EXERCISE BRIEF: Would you quote the material below from its first line through the line containing "const reqLabelX = 1050;", exactly and with both ends included?
>> Begin
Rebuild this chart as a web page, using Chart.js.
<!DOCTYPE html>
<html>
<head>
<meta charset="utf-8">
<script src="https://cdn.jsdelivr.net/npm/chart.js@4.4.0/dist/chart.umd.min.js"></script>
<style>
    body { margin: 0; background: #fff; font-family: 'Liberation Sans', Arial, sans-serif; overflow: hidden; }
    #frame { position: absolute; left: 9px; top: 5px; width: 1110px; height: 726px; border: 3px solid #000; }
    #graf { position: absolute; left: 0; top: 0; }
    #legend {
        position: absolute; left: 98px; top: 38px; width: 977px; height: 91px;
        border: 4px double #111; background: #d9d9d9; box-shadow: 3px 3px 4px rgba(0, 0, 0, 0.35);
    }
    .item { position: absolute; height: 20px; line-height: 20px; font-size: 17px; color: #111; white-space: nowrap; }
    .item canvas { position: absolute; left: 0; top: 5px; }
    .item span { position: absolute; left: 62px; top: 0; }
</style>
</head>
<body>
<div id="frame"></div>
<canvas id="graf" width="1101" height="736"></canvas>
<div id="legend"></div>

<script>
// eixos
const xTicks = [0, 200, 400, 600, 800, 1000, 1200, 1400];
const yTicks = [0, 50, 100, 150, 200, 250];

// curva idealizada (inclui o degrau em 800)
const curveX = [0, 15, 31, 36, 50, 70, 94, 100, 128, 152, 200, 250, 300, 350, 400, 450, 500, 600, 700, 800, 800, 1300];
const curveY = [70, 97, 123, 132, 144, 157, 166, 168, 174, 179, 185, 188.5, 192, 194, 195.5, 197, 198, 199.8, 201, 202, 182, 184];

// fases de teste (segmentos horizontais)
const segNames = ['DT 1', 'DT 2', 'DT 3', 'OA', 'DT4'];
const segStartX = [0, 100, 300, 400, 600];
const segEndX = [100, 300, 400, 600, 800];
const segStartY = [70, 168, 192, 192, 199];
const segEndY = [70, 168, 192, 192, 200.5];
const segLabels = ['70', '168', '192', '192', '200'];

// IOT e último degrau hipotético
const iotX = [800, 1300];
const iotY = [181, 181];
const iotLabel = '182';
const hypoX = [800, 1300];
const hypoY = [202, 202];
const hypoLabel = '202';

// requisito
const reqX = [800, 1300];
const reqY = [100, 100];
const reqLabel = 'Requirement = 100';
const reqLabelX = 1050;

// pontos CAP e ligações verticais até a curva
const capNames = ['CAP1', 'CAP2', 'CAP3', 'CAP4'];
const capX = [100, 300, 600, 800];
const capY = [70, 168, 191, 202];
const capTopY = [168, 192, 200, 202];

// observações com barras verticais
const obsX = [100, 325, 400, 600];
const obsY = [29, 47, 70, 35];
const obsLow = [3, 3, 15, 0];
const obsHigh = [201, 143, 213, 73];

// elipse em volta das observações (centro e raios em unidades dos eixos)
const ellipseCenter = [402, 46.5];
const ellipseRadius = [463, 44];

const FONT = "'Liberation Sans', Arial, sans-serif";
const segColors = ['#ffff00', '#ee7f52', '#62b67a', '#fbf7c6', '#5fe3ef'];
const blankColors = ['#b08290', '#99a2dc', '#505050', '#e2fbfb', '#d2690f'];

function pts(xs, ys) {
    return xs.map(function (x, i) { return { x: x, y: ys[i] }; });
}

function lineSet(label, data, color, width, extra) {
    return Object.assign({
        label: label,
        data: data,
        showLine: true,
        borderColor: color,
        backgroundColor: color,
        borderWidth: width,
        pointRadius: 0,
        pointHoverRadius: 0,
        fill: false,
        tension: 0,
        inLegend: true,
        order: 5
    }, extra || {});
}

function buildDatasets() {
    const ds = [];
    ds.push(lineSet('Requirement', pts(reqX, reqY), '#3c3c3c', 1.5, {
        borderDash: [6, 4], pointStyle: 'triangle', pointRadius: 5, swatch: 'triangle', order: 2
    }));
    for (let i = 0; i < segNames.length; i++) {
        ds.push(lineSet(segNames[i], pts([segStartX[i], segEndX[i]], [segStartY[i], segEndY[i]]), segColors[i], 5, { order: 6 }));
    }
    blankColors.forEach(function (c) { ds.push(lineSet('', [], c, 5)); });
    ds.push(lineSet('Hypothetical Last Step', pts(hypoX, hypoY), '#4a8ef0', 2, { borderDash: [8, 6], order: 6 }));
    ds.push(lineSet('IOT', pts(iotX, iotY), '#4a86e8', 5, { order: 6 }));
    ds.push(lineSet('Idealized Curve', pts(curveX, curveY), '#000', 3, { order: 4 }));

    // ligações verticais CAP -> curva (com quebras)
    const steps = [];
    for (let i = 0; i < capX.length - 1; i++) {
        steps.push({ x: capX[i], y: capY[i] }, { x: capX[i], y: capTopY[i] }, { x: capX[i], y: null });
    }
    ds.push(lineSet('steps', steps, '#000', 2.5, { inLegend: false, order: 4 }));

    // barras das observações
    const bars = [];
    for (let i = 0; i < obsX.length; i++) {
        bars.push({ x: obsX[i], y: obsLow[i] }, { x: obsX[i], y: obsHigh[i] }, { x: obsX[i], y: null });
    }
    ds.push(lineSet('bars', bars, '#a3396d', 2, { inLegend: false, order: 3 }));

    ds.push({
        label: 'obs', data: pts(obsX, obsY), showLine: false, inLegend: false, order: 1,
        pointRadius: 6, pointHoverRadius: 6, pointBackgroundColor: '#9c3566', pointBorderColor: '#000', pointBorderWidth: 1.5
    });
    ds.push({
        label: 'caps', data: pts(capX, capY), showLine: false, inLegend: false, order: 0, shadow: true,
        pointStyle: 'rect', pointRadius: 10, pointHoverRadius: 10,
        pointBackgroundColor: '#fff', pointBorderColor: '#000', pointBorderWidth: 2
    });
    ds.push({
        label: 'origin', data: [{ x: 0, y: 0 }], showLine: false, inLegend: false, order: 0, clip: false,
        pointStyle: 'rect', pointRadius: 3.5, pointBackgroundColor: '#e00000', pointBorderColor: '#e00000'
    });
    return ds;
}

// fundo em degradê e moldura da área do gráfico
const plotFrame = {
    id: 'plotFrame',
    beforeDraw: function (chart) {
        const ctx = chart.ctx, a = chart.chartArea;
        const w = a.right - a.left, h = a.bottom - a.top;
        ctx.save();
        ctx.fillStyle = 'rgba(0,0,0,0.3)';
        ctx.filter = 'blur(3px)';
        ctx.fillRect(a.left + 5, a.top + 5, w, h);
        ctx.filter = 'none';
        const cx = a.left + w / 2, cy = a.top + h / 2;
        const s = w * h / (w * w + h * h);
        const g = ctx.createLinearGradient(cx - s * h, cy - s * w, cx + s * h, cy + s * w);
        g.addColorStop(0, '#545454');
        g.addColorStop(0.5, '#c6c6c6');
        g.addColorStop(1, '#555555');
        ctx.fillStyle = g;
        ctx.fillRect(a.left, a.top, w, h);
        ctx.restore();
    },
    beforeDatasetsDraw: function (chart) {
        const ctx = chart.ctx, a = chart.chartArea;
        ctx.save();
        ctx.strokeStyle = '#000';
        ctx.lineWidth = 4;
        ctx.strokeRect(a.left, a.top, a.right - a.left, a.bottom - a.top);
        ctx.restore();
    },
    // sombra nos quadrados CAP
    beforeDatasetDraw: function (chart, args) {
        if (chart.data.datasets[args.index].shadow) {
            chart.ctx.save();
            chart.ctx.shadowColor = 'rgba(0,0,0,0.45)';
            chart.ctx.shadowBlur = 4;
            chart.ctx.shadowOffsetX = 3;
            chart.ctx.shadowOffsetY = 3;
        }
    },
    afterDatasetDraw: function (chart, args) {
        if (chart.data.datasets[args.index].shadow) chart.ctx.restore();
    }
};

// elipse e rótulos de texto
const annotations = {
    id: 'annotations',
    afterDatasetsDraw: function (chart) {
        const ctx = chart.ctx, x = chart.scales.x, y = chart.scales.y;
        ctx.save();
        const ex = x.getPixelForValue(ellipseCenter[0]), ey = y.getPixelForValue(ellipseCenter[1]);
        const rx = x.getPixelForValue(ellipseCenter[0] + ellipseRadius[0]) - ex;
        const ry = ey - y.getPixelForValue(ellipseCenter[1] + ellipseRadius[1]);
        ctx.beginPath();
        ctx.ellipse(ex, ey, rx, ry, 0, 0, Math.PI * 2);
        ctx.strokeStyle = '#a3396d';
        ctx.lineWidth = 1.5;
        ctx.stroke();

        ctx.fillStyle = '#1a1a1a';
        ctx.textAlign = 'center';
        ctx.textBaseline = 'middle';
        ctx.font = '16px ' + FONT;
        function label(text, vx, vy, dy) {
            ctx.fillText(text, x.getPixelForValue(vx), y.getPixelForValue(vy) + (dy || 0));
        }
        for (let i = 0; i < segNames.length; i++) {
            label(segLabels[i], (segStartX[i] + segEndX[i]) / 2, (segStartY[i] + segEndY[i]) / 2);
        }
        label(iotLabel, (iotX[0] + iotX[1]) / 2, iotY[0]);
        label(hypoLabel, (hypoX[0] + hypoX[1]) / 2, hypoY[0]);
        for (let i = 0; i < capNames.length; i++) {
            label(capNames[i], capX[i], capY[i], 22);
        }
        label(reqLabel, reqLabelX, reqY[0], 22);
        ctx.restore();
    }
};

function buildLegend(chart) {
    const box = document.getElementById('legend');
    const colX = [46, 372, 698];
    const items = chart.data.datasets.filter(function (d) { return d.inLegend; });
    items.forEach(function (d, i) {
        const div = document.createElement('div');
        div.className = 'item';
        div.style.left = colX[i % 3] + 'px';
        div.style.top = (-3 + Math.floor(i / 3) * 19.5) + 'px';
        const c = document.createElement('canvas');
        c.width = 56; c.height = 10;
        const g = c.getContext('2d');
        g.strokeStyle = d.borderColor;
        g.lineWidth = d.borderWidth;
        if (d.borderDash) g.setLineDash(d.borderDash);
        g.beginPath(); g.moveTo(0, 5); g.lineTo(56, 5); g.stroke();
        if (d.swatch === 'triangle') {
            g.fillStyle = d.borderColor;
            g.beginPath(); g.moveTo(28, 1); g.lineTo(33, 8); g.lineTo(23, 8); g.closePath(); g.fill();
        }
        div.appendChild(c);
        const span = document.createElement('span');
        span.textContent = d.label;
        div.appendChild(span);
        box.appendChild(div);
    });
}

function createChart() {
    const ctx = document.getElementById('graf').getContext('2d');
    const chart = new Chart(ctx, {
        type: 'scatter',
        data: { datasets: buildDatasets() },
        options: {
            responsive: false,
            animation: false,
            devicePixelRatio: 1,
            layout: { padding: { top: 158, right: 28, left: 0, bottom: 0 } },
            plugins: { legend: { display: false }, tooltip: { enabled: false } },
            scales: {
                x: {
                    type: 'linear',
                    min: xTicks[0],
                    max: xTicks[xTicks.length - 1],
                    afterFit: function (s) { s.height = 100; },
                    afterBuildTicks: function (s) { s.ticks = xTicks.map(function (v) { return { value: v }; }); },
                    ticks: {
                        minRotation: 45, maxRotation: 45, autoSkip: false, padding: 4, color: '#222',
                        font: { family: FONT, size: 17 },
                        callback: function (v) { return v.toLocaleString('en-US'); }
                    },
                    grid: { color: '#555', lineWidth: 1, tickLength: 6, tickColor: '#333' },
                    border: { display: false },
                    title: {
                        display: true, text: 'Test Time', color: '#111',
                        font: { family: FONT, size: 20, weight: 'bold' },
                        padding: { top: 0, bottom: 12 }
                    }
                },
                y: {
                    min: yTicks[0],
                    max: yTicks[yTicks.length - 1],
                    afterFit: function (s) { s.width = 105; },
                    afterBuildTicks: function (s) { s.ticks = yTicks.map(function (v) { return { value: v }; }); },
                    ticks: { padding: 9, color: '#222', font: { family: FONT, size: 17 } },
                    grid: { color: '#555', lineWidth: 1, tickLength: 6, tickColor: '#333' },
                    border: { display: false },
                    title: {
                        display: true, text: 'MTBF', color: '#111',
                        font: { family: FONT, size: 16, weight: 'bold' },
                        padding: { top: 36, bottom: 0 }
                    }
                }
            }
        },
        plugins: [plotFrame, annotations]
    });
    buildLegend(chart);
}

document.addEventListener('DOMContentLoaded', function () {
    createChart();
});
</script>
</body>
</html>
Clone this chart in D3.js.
>> End
RESULT FOR THIS EXERCISE:
Rebuild this chart as a web page, using Chart.js.
<!DOCTYPE html>
<html>
<head>
<meta charset="utf-8">
<script src="https://cdn.jsdelivr.net/npm/chart.js@4.4.0/dist/chart.umd.min.js"></script>
<style>
    body { margin: 0; background: #fff; font-family: 'Liberation Sans', Arial, sans-serif; overflow: hidden; }
    #frame { position: absolute; left: 9px; top: 5px; width: 1110px; height: 726px; border: 3px solid #000; }
    #graf { position: absolute; left: 0; top: 0; }
    #legend {
        position: absolute; left: 98px; top: 38px; width: 977px; height: 91px;
        border: 4px double #111; background: #d9d9d9; box-shadow: 3px 3px 4px rgba(0, 0, 0, 0.35);
    }
    .item { position: absolute; height: 20px; line-height: 20px; font-size: 17px; color: #111; white-space: nowrap; }
    .item canvas { position: absolute; left: 0; top: 5px; }
    .item span { position: absolute; left: 62px; top: 0; }
</style>
</head>
<body>
<div id="frame"></div>
<canvas id="graf" width="1101" height="736"></canvas>
<div id="legend"></div>

<script>
// eixos
const xTicks = [0, 200, 400, 600, 800, 1000, 1200, 1400];
const yTicks = [0, 50, 100, 150, 200, 250];

// curva idealizada (inclui o degrau em 800)
const curveX = [0, 15, 31, 36, 50, 70, 94, 100, 128, 152, 200, 250, 300, 350, 400, 450, 500, 600, 700, 800, 800, 1300];
const curveY = [70, 97, 123, 132, 144, 157, 166, 168, 174, 179, 185, 188.5, 192, 194, 195.5, 197, 198, 199.8, 201, 202, 182, 184];

// fases de teste (segmentos horizontais)
const segNames = ['DT 1', 'DT 2', 'DT 3', 'OA', 'DT4'];
const segStartX = [0, 100, 300, 400, 600];
const segEndX = [100, 300, 400, 600, 800];
const segStartY = [70, 168, 192, 192, 199];
const segEndY = [70, 168, 192, 192, 200.5];
const segLabels = ['70', '168', '192', '192', '200'];

// IOT e último degrau hipotético
const iotX = [800, 1300];
const iotY = [181, 181];
const iotLabel = '182';
const hypoX = [800, 1300];
const hypoY = [202, 202];
const hypoLabel = '202';

// requisito
const reqX = [800, 1300];
const reqY = [100, 100];
const reqLabel = 'Requirement = 100';
const reqLabelX = 1050;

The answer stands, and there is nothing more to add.